Kucuran Dana APBD ke PT JTAB Tak Seimbang, Transparansi Dipertanyakan
SEMARANG (Pojokjateng.com) – Rapat kerja Komisi C DPRD Jawa Tengah bersama PT Jateng Agro Berdikari (Perseroda) menuai kritik tajam dari berbagai pihak. Pasalnya, meski BUMD tersebut mengajukan penyertaan modal sebesar Rp15 miliar dari APBD 2025, proyeksi dividen yang diberikan ke Pemprov dinilai tidak sepadan dan stagnan dalam jangka panjang.
Berdasarkan dokumen yang dipaparkan dalam rapat, PT JTAB memproyeksikan kenaikan laba bersih dari Rp7,5 miliar pada 2025 menjadi Rp10,8 miliar pada 2030.
Namun, nilai dividen yang disetorkan ke Pemprov hanya berkisar antara Rp4,1 hingga Rp5,1 miliar selama periode RPJMD 2025–2030. Ketimpangan antara modal awal dan pengembalian ini memunculkan tanda tanya besar.

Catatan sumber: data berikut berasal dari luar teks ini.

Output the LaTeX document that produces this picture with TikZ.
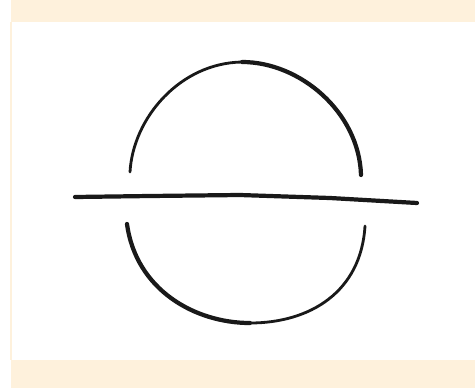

Yang lebih disorot, penyertaan modal sebesar Rp15 miliar hanya diberikan pada tahun pertama tanpa kejelasan mekanisme evaluasi atau pengukuran keberhasilan investasi.
Dana tersebut dirinci untuk modal kerja ketahanan pangan (Rp10 miliar), pengepakan minyak goreng (Rp3 miliar), dan pengelolaan hasil pangan serta hortikultura (Rp2 miliar). Namun hingga kini, belum ada parameter kinerja yang disampaikan secara transparan.
“Ini seperti menyerahkan cek kosong. DPRD seharusnya tidak hanya menyetujui begitu saja penyertaan modal, tetapi juga memastikan ada mekanisme akuntabilitas dan pengawasan yang ketat,” ujar seorang pengamat kebijakan publik yang enggan disebutkan namanya.
Di sisi lain, PT JTAB juga mengumumkan rencana pergeseran fokus bisnis dari aneka usaha menuju sektor pangan. Langkah strategis ini dinilai berisiko jika tidak diikuti dengan kesiapan internal yang matang. Terlebih, unit usaha di luar sektor pangan masih belum memiliki skema pelepasan yang jelas, dan perusahaan mengakui masih dalam tahap koordinasi dengan Biro Perekonomian.
Transformasi ini juga dibarengi dengan pengeluaran kas yang besar, termasuk rencana pembiayaan rest area dan pelepasan hak atas tanah di kawasan Tawangmangu. Beban finansial ini dinilai justru bisa menggerus kestabilan struktur keuangan perusahaan.
Komisi C DPRD Jateng pun dinilai terlalu normatif dalam menyikapi rencana besar ini. Minimnya pertanyaan kritis terkait efektivitas dan keberlanjutan bisnis, serta tidak adanya tekanan terhadap evaluasi berkala, memunculkan kesan bahwa fungsi pengawasan tidak dijalankan secara maksimal.
Transparansi dan tata kelola PT JTAB kini berada di bawah sorotan publik. Masyarakat berharap DPRD tidak hanya bertindak sebagai lembaga formalitas, tetapi benar-benar menjalankan fungsi kontrol terhadap BUMD yang dibiayai oleh uang rakyat.